(Records with drawing code)

[START]

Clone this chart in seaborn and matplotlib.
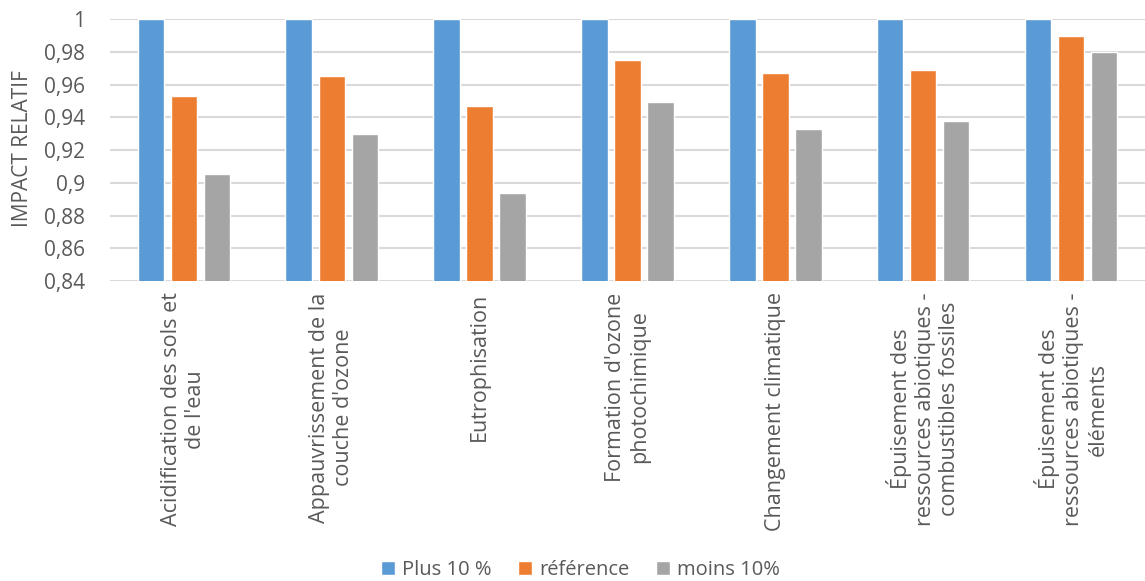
import pandas as pd
import matplotlib.pyplot as plt
import seaborn as sns
from matplotlib.ticker import FuncFormatter, MultipleLocator

categories = [
    "Acidification des sols et\nde l'eau",
    "Appauvrissement de la\ncouche d'ozone",
    "Eutrophisation",
    "Formation d'ozone\nphotochimique",
    "Changement climatique",
    "Épuisement des\nressources abiotiques -\ncombustibles fossiles",
    "Épuisement des\nressources abiotiques -\néléments",
]
series_names = ['Plus 10 %', 'référence', 'moins 10%']
plus_10 = [1, 1, 1, 1, 1, 1, 1]
reference = [0.953, 0.965, 0.947, 0.975, 0.967, 0.969, 0.990]
moins_10 = [0.9055, 0.930, 0.894, 0.9495, 0.933, 0.938, 0.980]

colors = {'Plus 10 %': '#5B9BD5', 'référence': '#ED7D31', 'moins 10%': '#A5A5A5'}
text_color = '#595959'

rows = []
for name, vals in zip(series_names, [plus_10, reference, moins_10]):
    for cat, v in zip(categories, vals):
        rows.append({'categorie': cat, 'serie': name, 'valeur': v})
df = pd.DataFrame(rows)

sns.set_theme(style="white")
plt.rcParams['font.family'] = ['Open Sans', 'DejaVu Sans']

fig = plt.figure(figsize=(11.45, 5.81), dpi=100)
ax = fig.add_axes([0.096, 0.516, 0.904, 0.451])

sns.barplot(
    data=df,
    x='categorie',
    y='valeur',
    hue='serie',
    palette=colors,
    order=categories,
    hue_order=series_names,
    width=0.67,
    gap=0.2,
    saturation=1,
    ax=ax,
    zorder=3,
)

ax.set_ylim(0.84, 1.0)
ax.yaxis.set_major_locator(MultipleLocator(0.02))
ax.yaxis.set_major_formatter(FuncFormatter(lambda v, p: f"{round(v, 4):g}".replace('.', ',')))
ax.grid(axis='y', color='#d9d9d9', linewidth=1.5, zorder=0)
ax.set_axisbelow(True)
for s in ax.spines.values():
    s.set_visible(False)

ax.set_xlabel('')
ax.tick_params(axis='y', labelsize=15, colors=text_color, length=0, pad=18)
ax.tick_params(axis='x', labelsize=15.5, colors=text_color, length=0, pad=8)
for lab in ax.get_xticklabels():
    lab.set_rotation(90)
    lab.set_multialignment('center')
    lab.set_va('top')
    lab.set_ha('center')
ax.set_ylabel('')
fig.text(0.02, 0.745, 'IMPACT RELATIF', rotation=90, fontsize=15, color=text_color,
         ha='center', va='center')

handles, labels = ax.get_legend_handles_labels()
ax.legend_.remove()
fig.legend(handles, labels, loc='lower center', bbox_to_anchor=(0.507, -0.03), ncol=3,
           frameon=False, fontsize=14.5, handlelength=0.7, handleheight=0.7,
           columnspacing=1.3, handletextpad=0.35, labelcolor=text_color)

plt.savefig('out.png', dpi=100)
plt.close()
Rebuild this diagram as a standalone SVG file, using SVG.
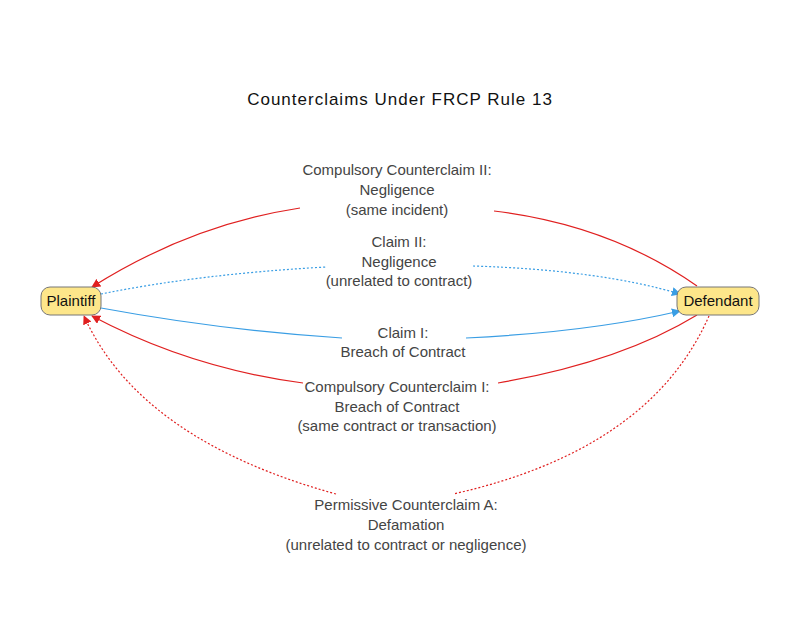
<svg xmlns="http://www.w3.org/2000/svg" width="800" height="618" viewBox="0 0 800 618">
<style>
.lbl{font-family:"Liberation Sans",Arial,sans-serif;font-size:15px;fill:#444;text-anchor:middle}
.title{font-family:"Liberation Sans",Arial,sans-serif;font-size:17px;fill:#111;text-anchor:middle;letter-spacing:1px}
.node rect{fill:#fde68a;stroke:#777;stroke-width:1}
.node text{font-family:"Liberation Sans",Arial,sans-serif;font-size:15px;fill:#111;text-anchor:middle}
.red{fill:none;stroke:#e02020;stroke-width:1.2}
.blue{fill:none;stroke:#3a9ee4;stroke-width:1.2}
.dot{stroke-dasharray:2 2}
</style>
<defs>
<marker id="ar" viewBox="0 0 10 10" refX="9" refY="5" markerWidth="9" markerHeight="9" markerUnits="userSpaceOnUse" orient="auto"><path d="M0,0 L10,5 L0,10 z" fill="#e02020"/></marker>
<marker id="ab" viewBox="0 0 10 10" refX="9" refY="5" markerWidth="9" markerHeight="9" markerUnits="userSpaceOnUse" orient="auto"><path d="M0,0 L10,5 L0,10 z" fill="#3a9ee4"/></marker>
</defs>
<rect width="800" height="618" fill="#fff"/>
<text class="title" x="400" y="105">Counterclaims Under FRCP Rule 13</text>
<g id="connectors">
<path class="red" d="M697,286 Q610,225 494,211"/>
<path class="red" d="M300,208 Q190,225 92,287" marker-end="url(#ar)"/>
<path class="blue dot" d="M101,294 Q200,274 326,267"/>
<path class="blue dot" d="M473,266 Q600,270 680,294" marker-end="url(#ab)"/>
<path class="blue" d="M101,308 Q220,330 342,338"/>
<path class="blue" d="M466,338 Q590,332 680,311" marker-end="url(#ab)"/>
<path class="red" d="M697,315 Q620,362 498,383"/>
<path class="red" d="M303,383 Q190,368 92,316" marker-end="url(#ar)"/>
<path class="red dot" d="M709,316 Q650,450 453,494"/>
<path class="red dot" d="M336,494 Q140,440 84,316" marker-end="url(#ar)"/>
</g>
<g id="lbl-ccii"><text class="lbl" x="397" y="175">Compulsory Counterclaim II:</text><text class="lbl" x="397" y="195">Negligence</text><text class="lbl" x="397" y="215">(same incident)</text></g>
<g id="lbl-cii"><text class="lbl" x="399" y="247">Claim II:</text><text class="lbl" x="399" y="267">Negligence</text><text class="lbl" x="399" y="286">(unrelated to contract)</text></g>
<g id="lbl-ci"><text class="lbl" x="403" y="338">Claim I:</text><text class="lbl" x="403" y="357">Breach of Contract</text></g>
<g id="lbl-cci"><text class="lbl" x="397" y="392">Compulsory Counterclaim I:</text><text class="lbl" x="397" y="412">Breach of Contract</text><text class="lbl" x="397" y="431">(same contract or transaction)</text></g>
<g id="lbl-pca"><text class="lbl" x="406" y="510">Permissive Counterclaim A:</text><text class="lbl" x="406" y="530">Defamation</text><text class="lbl" x="406" y="550">(unrelated to contract or negligence)</text></g>
<g id="plaintiff" class="node"><rect x="41" y="287" width="60" height="28" rx="9"/><text x="71" y="306">Plaintiff</text></g>
<g id="defendant" class="node"><rect x="677" y="287" width="82" height="28" rx="9"/><text x="718" y="306">Defendant</text></g>
</svg>
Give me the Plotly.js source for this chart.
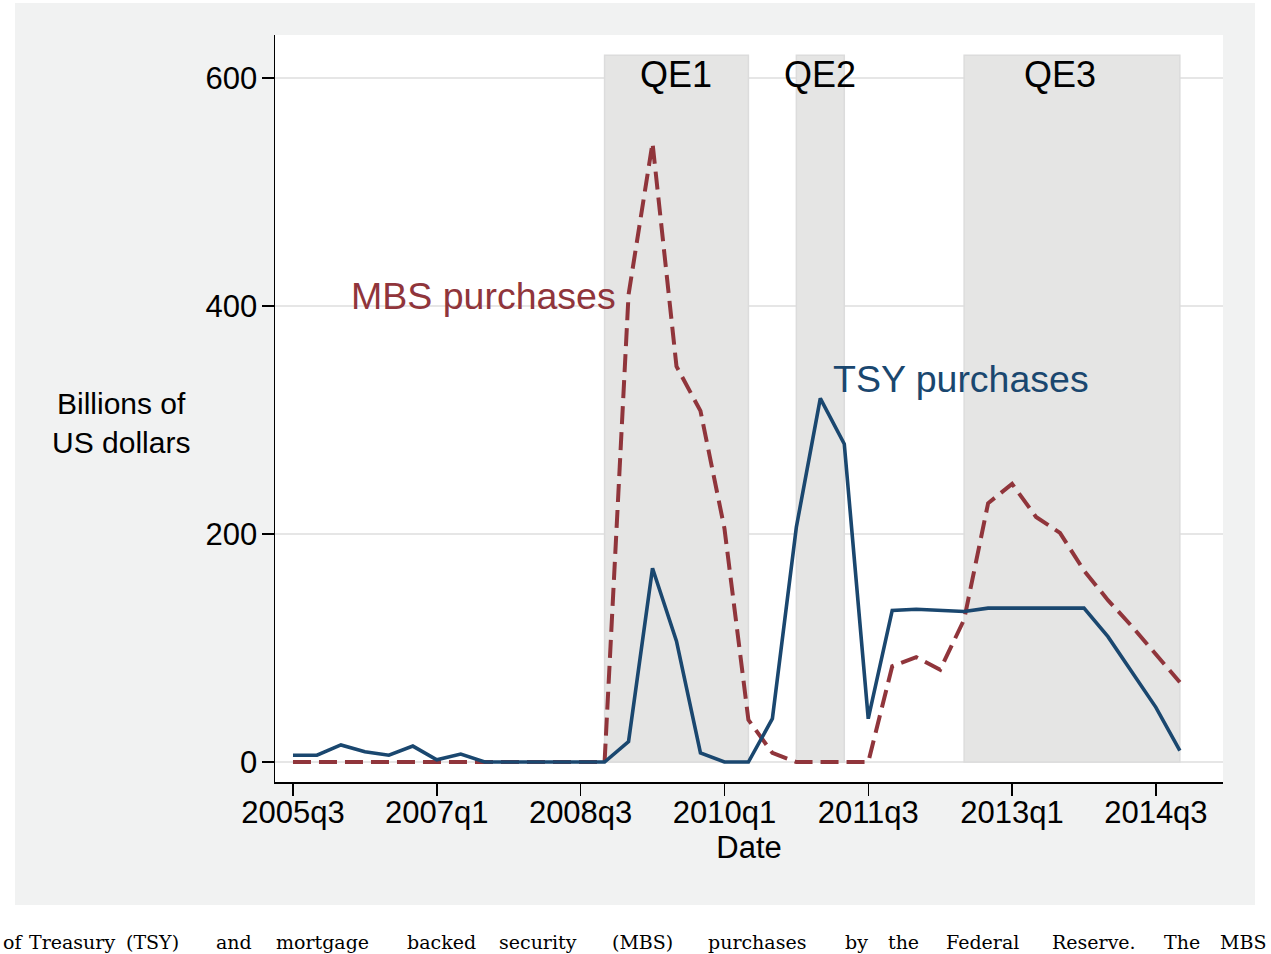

[END]

### Work instructions
Word for word, quote the lines above. Omit the pictures.

### Task result
Clone this chart in seaborn and matplotlib.
import pandas as pd
import matplotlib.pyplot as plt
import seaborn as sns
from matplotlib.ticker import FuncFormatter, MultipleLocator

categories = [
    "Acidification des sols et\nde l'eau",
    "Appauvrissement de la\ncouche d'ozone",
    "Eutrophisation",
    "Formation d'ozone\nphotochimique",
    "Changement climatique",
    "Épuisement des\nressources abiotiques -\ncombustibles fossiles",
    "Épuisement des\nressources abiotiques -\néléments",
]
series_names = ['Plus 10 %', 'référence', 'moins 10%']
plus_10 = [1, 1, 1, 1, 1, 1, 1]
reference = [0.953, 0.965, 0.947, 0.975, 0.967, 0.969, 0.990]
moins_10 = [0.9055, 0.930, 0.894, 0.9495, 0.933, 0.938, 0.980]

colors = {'Plus 10 %': '#5B9BD5', 'référence': '#ED7D31', 'moins 10%': '#A5A5A5'}
text_color = '#595959'

rows = []
for name, vals in zip(series_names, [plus_10, reference, moins_10]):
    for cat, v in zip(categories, vals):
        rows.append({'categorie': cat, 'serie': name, 'valeur': v})
df = pd.DataFrame(rows)

sns.set_theme(style="white")
plt.rcParams['font.family'] = ['Open Sans', 'DejaVu Sans']

fig = plt.figure(figsize=(11.45, 5.81), dpi=100)
ax = fig.add_axes([0.096, 0.516, 0.904, 0.451])

sns.barplot(
    data=df,
    x='categorie',
    y='valeur',
    hue='serie',
    palette=colors,
    order=categories,
    hue_order=series_names,
    width=0.67,
    gap=0.2,
    saturation=1,
    ax=ax,
    zorder=3,
)

ax.set_ylim(0.84, 1.0)
ax.yaxis.set_major_locator(MultipleLocator(0.02))
ax.yaxis.set_major_formatter(FuncFormatter(lambda v, p: f"{round(v, 4):g}".replace('.', ',')))
ax.grid(axis='y', color='#d9d9d9', linewidth=1.5, zorder=0)
ax.set_axisbelow(True)
for s in ax.spines.values():
    s.set_visible(False)

ax.set_xlabel('')
ax.tick_params(axis='y', labelsize=15, colors=text_color, length=0, pad=18)
ax.tick_params(axis='x', labelsize=15.5, colors=text_color, length=0, pad=8)
for lab in ax.get_xticklabels():
    lab.set_rotation(90)
    lab.set_multialignment('center')
    lab.set_va('top')
    lab.set_ha('center')
ax.set_ylabel('')
fig.text(0.02, 0.745, 'IMPACT RELATIF', rotation=90, fontsize=15, color=text_color,
         ha='center', va='center')

handles, labels = ax.get_legend_handles_labels()
ax.legend_.remove()
fig.legend(handles, labels, loc='lower center', bbox_to_anchor=(0.507, -0.03), ncol=3,
           frameon=False, fontsize=14.5, handlelength=0.7, handleheight=0.7,
           columnspacing=1.3, handletextpad=0.35, labelcolor=text_color)

plt.savefig('out.png', dpi=100)
plt.close()
Rebuild this diagram as a standalone SVG file, using SVG.
<svg xmlns="http://www.w3.org/2000/svg" width="800" height="618" viewBox="0 0 800 618">
<style>
.lbl{font-family:"Liberation Sans",Arial,sans-serif;font-size:15px;fill:#444;text-anchor:middle}
.title{font-family:"Liberation Sans",Arial,sans-serif;font-size:17px;fill:#111;text-anchor:middle;letter-spacing:1px}
.node rect{fill:#fde68a;stroke:#777;stroke-width:1}
.node text{font-family:"Liberation Sans",Arial,sans-serif;font-size:15px;fill:#111;text-anchor:middle}
.red{fill:none;stroke:#e02020;stroke-width:1.2}
.blue{fill:none;stroke:#3a9ee4;stroke-width:1.2}
.dot{stroke-dasharray:2 2}
</style>
<defs>
<marker id="ar" viewBox="0 0 10 10" refX="9" refY="5" markerWidth="9" markerHeight="9" markerUnits="userSpaceOnUse" orient="auto"><path d="M0,0 L10,5 L0,10 z" fill="#e02020"/></marker>
<marker id="ab" viewBox="0 0 10 10" refX="9" refY="5" markerWidth="9" markerHeight="9" markerUnits="userSpaceOnUse" orient="auto"><path d="M0,0 L10,5 L0,10 z" fill="#3a9ee4"/></marker>
</defs>
<rect width="800" height="618" fill="#fff"/>
<text class="title" x="400" y="105">Counterclaims Under FRCP Rule 13</text>
<g id="connectors">
<path class="red" d="M697,286 Q610,225 494,211"/>
<path class="red" d="M300,208 Q190,225 92,287" marker-end="url(#ar)"/>
<path class="blue dot" d="M101,294 Q200,274 326,267"/>
<path class="blue dot" d="M473,266 Q600,270 680,294" marker-end="url(#ab)"/>
<path class="blue" d="M101,308 Q220,330 342,338"/>
<path class="blue" d="M466,338 Q590,332 680,311" marker-end="url(#ab)"/>
<path class="red" d="M697,315 Q620,362 498,383"/>
<path class="red" d="M303,383 Q190,368 92,316" marker-end="url(#ar)"/>
<path class="red dot" d="M709,316 Q650,450 453,494"/>
<path class="red dot" d="M336,494 Q140,440 84,316" marker-end="url(#ar)"/>
</g>
<g id="lbl-ccii"><text class="lbl" x="397" y="175">Compulsory Counterclaim II:</text><text class="lbl" x="397" y="195">Negligence</text><text class="lbl" x="397" y="215">(same incident)</text></g>
<g id="lbl-cii"><text class="lbl" x="399" y="247">Claim II:</text><text class="lbl" x="399" y="267">Negligence</text><text class="lbl" x="399" y="286">(unrelated to contract)</text></g>
<g id="lbl-ci"><text class="lbl" x="403" y="338">Claim I:</text><text class="lbl" x="403" y="357">Breach of Contract</text></g>
<g id="lbl-cci"><text class="lbl" x="397" y="392">Compulsory Counterclaim I:</text><text class="lbl" x="397" y="412">Breach of Contract</text><text class="lbl" x="397" y="431">(same contract or transaction)</text></g>
<g id="lbl-pca"><text class="lbl" x="406" y="510">Permissive Counterclaim A:</text><text class="lbl" x="406" y="530">Defamation</text><text class="lbl" x="406" y="550">(unrelated to contract or negligence)</text></g>
<g id="plaintiff" class="node"><rect x="41" y="287" width="60" height="28" rx="9"/><text x="71" y="306">Plaintiff</text></g>
<g id="defendant" class="node"><rect x="677" y="287" width="82" height="28" rx="9"/><text x="718" y="306">Defendant</text></g>
</svg>
Give me the Plotly.js source for this chart.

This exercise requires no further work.